YOUR OBJECTIVE :: Make an exact copy of the listing below.

DATA EXTRACT ::
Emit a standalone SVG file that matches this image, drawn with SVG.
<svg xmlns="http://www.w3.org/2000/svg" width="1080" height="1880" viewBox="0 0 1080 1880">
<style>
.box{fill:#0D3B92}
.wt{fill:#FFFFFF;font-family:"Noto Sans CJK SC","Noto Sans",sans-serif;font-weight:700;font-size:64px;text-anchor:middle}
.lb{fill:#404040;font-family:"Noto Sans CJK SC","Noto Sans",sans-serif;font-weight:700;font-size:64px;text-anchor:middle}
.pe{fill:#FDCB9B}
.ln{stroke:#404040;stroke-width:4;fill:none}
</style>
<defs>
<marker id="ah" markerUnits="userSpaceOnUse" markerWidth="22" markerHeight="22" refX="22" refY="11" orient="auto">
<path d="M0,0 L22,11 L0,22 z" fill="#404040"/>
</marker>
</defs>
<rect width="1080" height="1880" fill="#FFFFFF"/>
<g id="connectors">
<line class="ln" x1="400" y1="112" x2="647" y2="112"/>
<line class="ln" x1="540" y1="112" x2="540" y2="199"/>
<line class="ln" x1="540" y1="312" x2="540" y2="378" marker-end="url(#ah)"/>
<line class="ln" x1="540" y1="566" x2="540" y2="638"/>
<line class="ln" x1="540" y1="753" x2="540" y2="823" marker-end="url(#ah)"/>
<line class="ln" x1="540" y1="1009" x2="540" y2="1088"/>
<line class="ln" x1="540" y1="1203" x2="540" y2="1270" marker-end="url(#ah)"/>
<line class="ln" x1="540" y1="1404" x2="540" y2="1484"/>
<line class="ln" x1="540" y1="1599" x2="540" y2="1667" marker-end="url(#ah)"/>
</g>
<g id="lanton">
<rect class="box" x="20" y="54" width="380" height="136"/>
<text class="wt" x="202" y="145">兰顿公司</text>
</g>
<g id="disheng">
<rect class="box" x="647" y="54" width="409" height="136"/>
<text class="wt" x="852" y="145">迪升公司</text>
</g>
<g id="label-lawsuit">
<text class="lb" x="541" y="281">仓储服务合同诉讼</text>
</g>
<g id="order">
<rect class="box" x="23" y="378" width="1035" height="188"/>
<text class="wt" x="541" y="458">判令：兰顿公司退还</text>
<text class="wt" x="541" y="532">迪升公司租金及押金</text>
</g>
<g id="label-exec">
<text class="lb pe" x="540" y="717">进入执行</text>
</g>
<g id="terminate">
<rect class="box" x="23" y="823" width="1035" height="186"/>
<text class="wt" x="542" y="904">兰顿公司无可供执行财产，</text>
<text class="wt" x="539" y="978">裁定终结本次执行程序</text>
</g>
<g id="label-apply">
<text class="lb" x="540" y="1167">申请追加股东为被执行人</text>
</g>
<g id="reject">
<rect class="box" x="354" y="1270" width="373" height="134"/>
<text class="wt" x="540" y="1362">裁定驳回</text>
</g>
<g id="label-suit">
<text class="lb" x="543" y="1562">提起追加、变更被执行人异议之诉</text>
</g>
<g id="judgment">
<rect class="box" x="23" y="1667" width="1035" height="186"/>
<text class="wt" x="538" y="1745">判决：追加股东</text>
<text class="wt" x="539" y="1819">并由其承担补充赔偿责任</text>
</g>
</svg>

WRITTEN REPLY ::
Emit a standalone SVG file that matches this image, drawn with SVG.
<svg xmlns="http://www.w3.org/2000/svg" width="1080" height="1880" viewBox="0 0 1080 1880">
<style>
.box{fill:#0D3B92}
.wt{fill:#FFFFFF;font-family:"Noto Sans CJK SC","Noto Sans",sans-serif;font-weight:700;font-size:64px;text-anchor:middle}
.lb{fill:#404040;font-family:"Noto Sans CJK SC","Noto Sans",sans-serif;font-weight:700;font-size:64px;text-anchor:middle}
.pe{fill:#FDCB9B}
.ln{stroke:#404040;stroke-width:4;fill:none}
</style>
<defs>
<marker id="ah" markerUnits="userSpaceOnUse" markerWidth="22" markerHeight="22" refX="22" refY="11" orient="auto">
<path d="M0,0 L22,11 L0,22 z" fill="#404040"/>
</marker>
</defs>
<rect width="1080" height="1880" fill="#FFFFFF"/>
<g id="connectors">
<line class="ln" x1="400" y1="112" x2="647" y2="112"/>
<line class="ln" x1="540" y1="112" x2="540" y2="199"/>
<line class="ln" x1="540" y1="312" x2="540" y2="378" marker-end="url(#ah)"/>
<line class="ln" x1="540" y1="566" x2="540" y2="638"/>
<line class="ln" x1="540" y1="753" x2="540" y2="823" marker-end="url(#ah)"/>
<line class="ln" x1="540" y1="1009" x2="540" y2="1088"/>
<line class="ln" x1="540" y1="1203" x2="540" y2="1270" marker-end="url(#ah)"/>
<line class="ln" x1="540" y1="1404" x2="540" y2="1484"/>
<line class="ln" x1="540" y1="1599" x2="540" y2="1667" marker-end="url(#ah)"/>
</g>
<g id="lanton">
<rect class="box" x="20" y="54" width="380" height="136"/>
<text class="wt" x="202" y="145">兰顿公司</text>
</g>
<g id="disheng">
<rect class="box" x="647" y="54" width="409" height="136"/>
<text class="wt" x="852" y="145">迪升公司</text>
</g>
<g id="label-lawsuit">
<text class="lb" x="541" y="281">仓储服务合同诉讼</text>
</g>
<g id="order">
<rect class="box" x="23" y="378" width="1035" height="188"/>
<text class="wt" x="541" y="458">判令：兰顿公司退还</text>
<text class="wt" x="541" y="532">迪升公司租金及押金</text>
</g>
<g id="label-exec">
<text class="lb pe" x="540" y="717">进入执行</text>
</g>
<g id="terminate">
<rect class="box" x="23" y="823" width="1035" height="186"/>
<text class="wt" x="542" y="904">兰顿公司无可供执行财产，</text>
<text class="wt" x="539" y="978">裁定终结本次执行程序</text>
</g>
<g id="label-apply">
<text class="lb" x="540" y="1167">申请追加股东为被执行人</text>
</g>
<g id="reject">
<rect class="box" x="354" y="1270" width="373" height="134"/>
<text class="wt" x="540" y="1362">裁定驳回</text>
</g>
<g id="label-suit">
<text class="lb" x="543" y="1562">提起追加、变更被执行人异议之诉</text>
</g>
<g id="judgment">
<rect class="box" x="23" y="1667" width="1035" height="186"/>
<text class="wt" x="538" y="1745">判决：追加股东</text>
<text class="wt" x="539" y="1819">并由其承担补充赔偿责任</text>
</g>
</svg>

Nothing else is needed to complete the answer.